Very good. Yes, I am. Because the Bible makes faith conditional upon salvation..
So you believe that your "chosing" to believe, and so being smarter than the average person who "choses" not to believe, is what makes the difference between salvation and damnation? I believe the person and work of Christ which makes that difference. This is clear from scripture.
Are you aware of Paul's answer to the jailer's question: "sirs, what MUST I DO to be saved?"
He answered, "believe on the Lord Jesus Christ and you WILL BE SAVED."
Straight up. Salvation is conditioned upon faith.
This fact refutes the "U" in TULIP.
Not really. See, wIthout faith it is impossible to please God. But, yes, you have to believe. However, notice, nothing in these scriptures imply any "ability" for the old man to "choose to believe". These scriptures says nothing about "make your own free will choice". Only God knows who will believe and God, indeed, chooses who will believe. Jesus said "Ye have not chosen me, but I have chosen you" (Joh.15:16).
No one "works up" any kind of faith. That is ridiculous. But calvinists have to come up with strange wordings in order to try to deflect from what the Bible says.
Have you ever "taken someone at their word"? Of course you have. Parents come to mind, for me.
Now, did you have to work up your faith in what your parents told you?
Do you see how silly that all sounds?.
Earthly parents are to be loved, respected and hold in honor. However in comparision to earthly parents God not only foresees things, He also predetermine things.
But the principle of childhood is the same, you didn't ask you parents to be naturally born into this world, did you? And they didn't ask you to "make a free will choice" to be born into this world, did they? No. And there is no hocus-pocus difference to the spiritual realm. If you are born again then that was God's choice and God's doing. Not YOUR doing. That's "ridiculous" in your judgment? Is this a "foolishness" that you cannot believe?

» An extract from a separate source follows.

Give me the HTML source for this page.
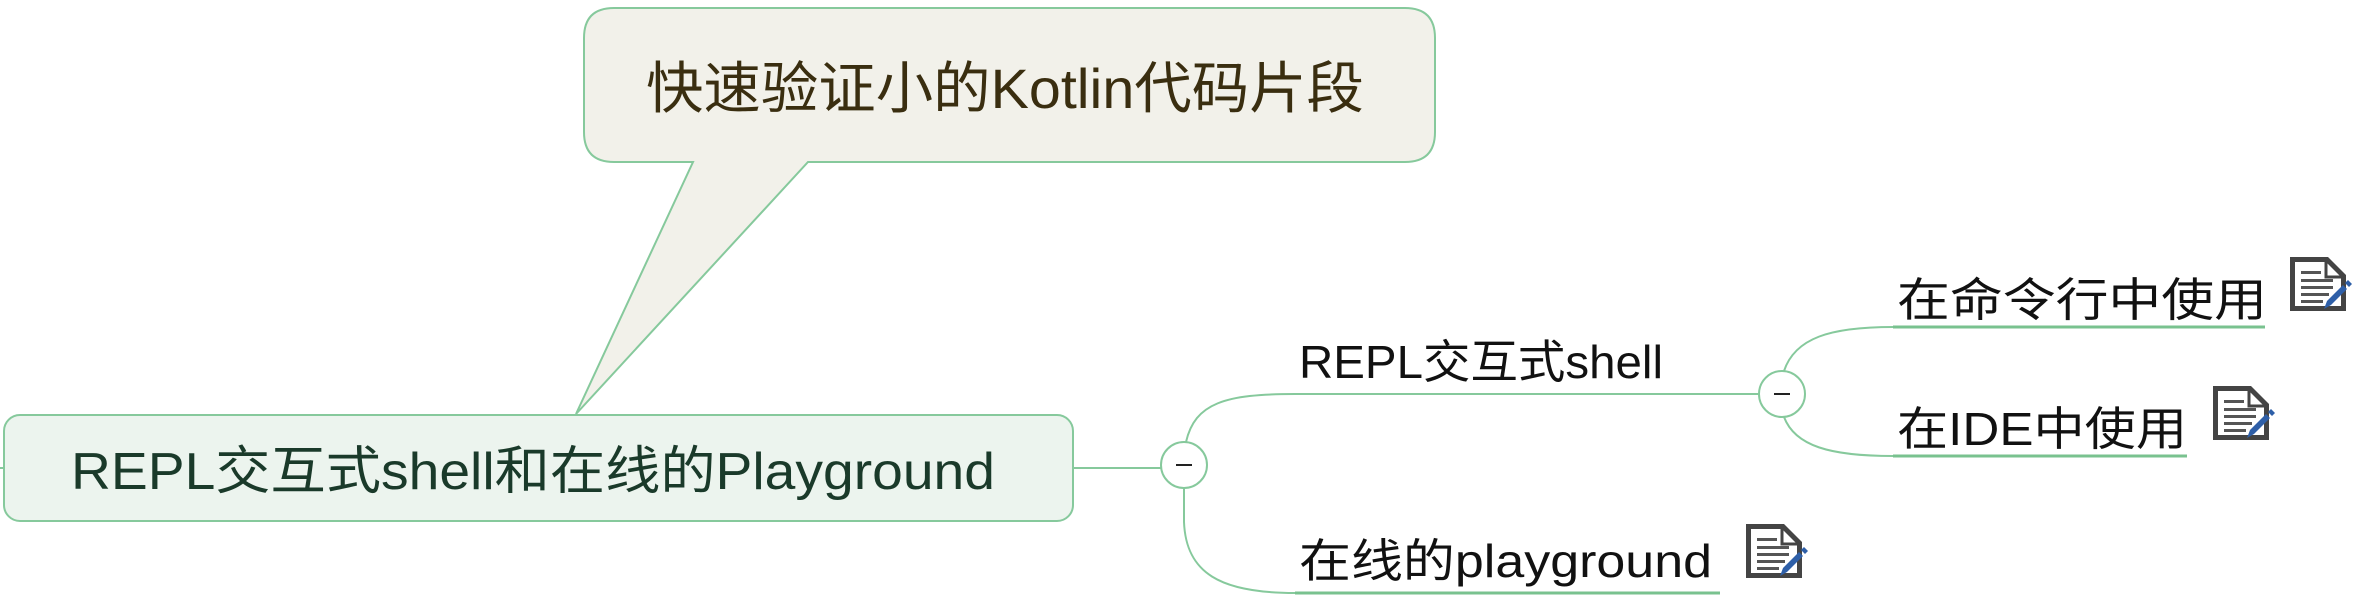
<!DOCTYPE html>
<html><head><meta charset="utf-8"><style>
html,body{margin:0;padding:0;background:#fff;width:2376px;height:604px;overflow:hidden}
svg{display:block}
text{font-family:"Liberation Sans","Noto Sans CJK SC",sans-serif}
</style></head><body>
<svg width="2376" height="604" viewBox="0 0 2376 604" xmlns="http://www.w3.org/2000/svg">
<defs>
<g id="ic">
<path d="M0 0 H38 L56 18 V54 H0 Z" fill="#444"/>
<path d="M5 5 H36 L51 20 V49 H5 Z" fill="#fff"/>
<path d="M36 5 V20 H51" fill="none" stroke="#444" stroke-width="3"/>
<rect x="11" y="14" width="20" height="3" fill="#555"/>
<rect x="11" y="22" width="32" height="3" fill="#555"/>
<rect x="11" y="29" width="32" height="3" fill="#555"/>
<rect x="11" y="36" width="28" height="3" fill="#555"/>
<rect x="11" y="43" width="22" height="3" fill="#555"/>
<path d="M34 52 L37 44 L53 28 L57 32 L41 48 Z" fill="#2e5fa8"/>
<path d="M55 26 L58 23 L62 27 L59 30 Z" fill="#2e5fa8"/>
</g>
</defs>
<path d="M614 8 H1405 Q1435 8 1435 38 V132 Q1435 162 1405 162 H808 L576 414 L693 162 H614 Q584 162 584 132 V38 Q584 8 614 8 Z" fill="#f2f1ea" stroke="#86c99c" stroke-width="2"/>
<text x="646" y="108" font-size="56" fill="#3a2e10" textLength="718" lengthAdjust="spacingAndGlyphs">快速验证小的Kotlin代码片段</text>
<rect x="4" y="415" width="1069" height="106" rx="16" fill="#ecf4ee" stroke="#86c99c" stroke-width="2"/>
<text x="71" y="489" font-size="52" fill="#1a3a2a" textLength="924" lengthAdjust="spacingAndGlyphs">REPL交互式shell和在线的Playground</text>
<line x1="0" y1="468" x2="4" y2="468" stroke="#86c99c" stroke-width="2"/>
<g fill="none" stroke="#86c99c" stroke-width="2">
<line x1="1073" y1="468" x2="1161" y2="468"/>
<path d="M1186 442 C1195 403 1225 394 1295 394 H1759"/>
<path d="M1184 488 V522 C1186 573 1220 593 1295 593"/>
<path d="M1784 371 C1795 338 1830 327 1893 327"/>
<path d="M1784 417 C1795 446 1830 456 1893 456"/>
</g>
<g fill="none" stroke="#79c28f" stroke-width="3">
<line x1="1295" y1="593" x2="1720" y2="593"/>
<line x1="1893" y1="327" x2="2265" y2="327"/>
<line x1="1893" y1="456" x2="2187" y2="456"/>
</g>
<circle cx="1184" cy="465" r="23" fill="#fff" stroke="#86c99c" stroke-width="2"/>
<line x1="1176" y1="465" x2="1192" y2="465" stroke="#222" stroke-width="2"/>
<circle cx="1782" cy="394" r="23" fill="#fff" stroke="#86c99c" stroke-width="2"/>
<line x1="1774" y1="394" x2="1790" y2="394" stroke="#222" stroke-width="2"/>
<text x="1299" y="378" font-size="46" fill="#111" textLength="364" lengthAdjust="spacingAndGlyphs">REPL交互式shell</text>
<text x="1299" y="577" font-size="46" fill="#111" textLength="413" lengthAdjust="spacingAndGlyphs">在线的playground</text>
<text x="1897" y="316" font-size="46" fill="#111" textLength="370" lengthAdjust="spacingAndGlyphs">在命令行中使用</text>
<text x="1897" y="445" font-size="46" fill="#111" textLength="290" lengthAdjust="spacingAndGlyphs">在IDE中使用</text>
<use href="#ic" x="2290" y="257"/>
<use href="#ic" x="2213" y="386"/>
<use href="#ic" x="1746" y="524"/>
</svg>
</body></html>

Actually, the Bible says that Christ died for everyone. So as long as you mean "everyone" when you said "his people" you are correct.
However, knowing calvinism and the view that Christ didn't die for everyone, could you please at least cite any verse that clearly indicates that He died ONLY for some?
This calvinist talking point is not found in Scripture.
Eph 2:5 - made us alive with Christ even when we were dead in transgressions—it is by grace you have been saved..
Even you hold surely to a form of limited atonement, unless you are a universalist. I am quiet sure that you believe only believers will be saved?
The red words at the beginning refer to regeneration or the new birth. The blue words at the end of the verse makes clear what the red words mean. IOW, being "made alive" and being "saved" are SYNONYMOUS. They go together. You can't have one without the other. I challenge you to find any verse where a saved person was not regenerated or a regenerated person was not saved..
And the point is? Misunderstanding? I am saying all along that regeneration equals salvation.
And while you are at it, please fine any verse that makes clear that regeneration precedes or is required in order to be saved.
Now, Eph 2:8 - For it is by grace you have been saved, through faith—and this is not from yourselves, it is the gift of God—
First, notice that the blue phrase in v.8 is the EXACT SAME words at the end of v.5.
Second, notice the means of our salvation, which is THROUGH FAITH.
iow, faith MUST BE PRESENT in order to be saved. And since v.5 equates regeneration and salvation, v.8 proves that both salvation and regeneration ARE CONDITIONED on faith.
Clear as can be.
Yes, but you think that the old man can produce saving faith and as a result of that he get regeneated. The Bible says that the old man considers the things of the Spirit as foolishness, something he CAN NOT know them (1Cor.2:12). Faith is a gift of the Spirit (Gal.5:22), something natural man cannot possess.
Jesus said that NO MAN CAN come to Him, unless the Father draws him there (John 6:44). He also said that it is IMPOSSIBLE for man to save himself (Matt.19:26) and that believing in Him was a work of GOD (John 6:29) - not of a work of man or a work partly of man. Paul said in Eph.2:1,5 that the old man is dead in trespasses and sins, not sick, but dead.
All this fancy-sounding talk about prevenient grace or even worse ideas of God first regenerating people and then making them able to choose to "say yes or no" to believing are unscriptural philosophies, set up by men who want to superimpose their own twisted thinking unto what the Bible says.
I just refuted this calvinist talking point.
Yes, and is regenerated when a person believes FIRST.
And they are just as wrong as anyone else who believes what they believe.
Eph 2:5 and 8 prove the opposite. Regeneration and salvation are THROUGH FAITH.
Calvinism has it backward; that faith is through regeneration and salvation. Yet, no Bible verse says this.
Actually Eph.2:5 confirms that sinners are DEAD in their trespasses and sins this UNABLE to contribute anything in the matter. So, it is you who have it backwards, you believe that a dead person is not dead and is able to experience that which only living persons can do.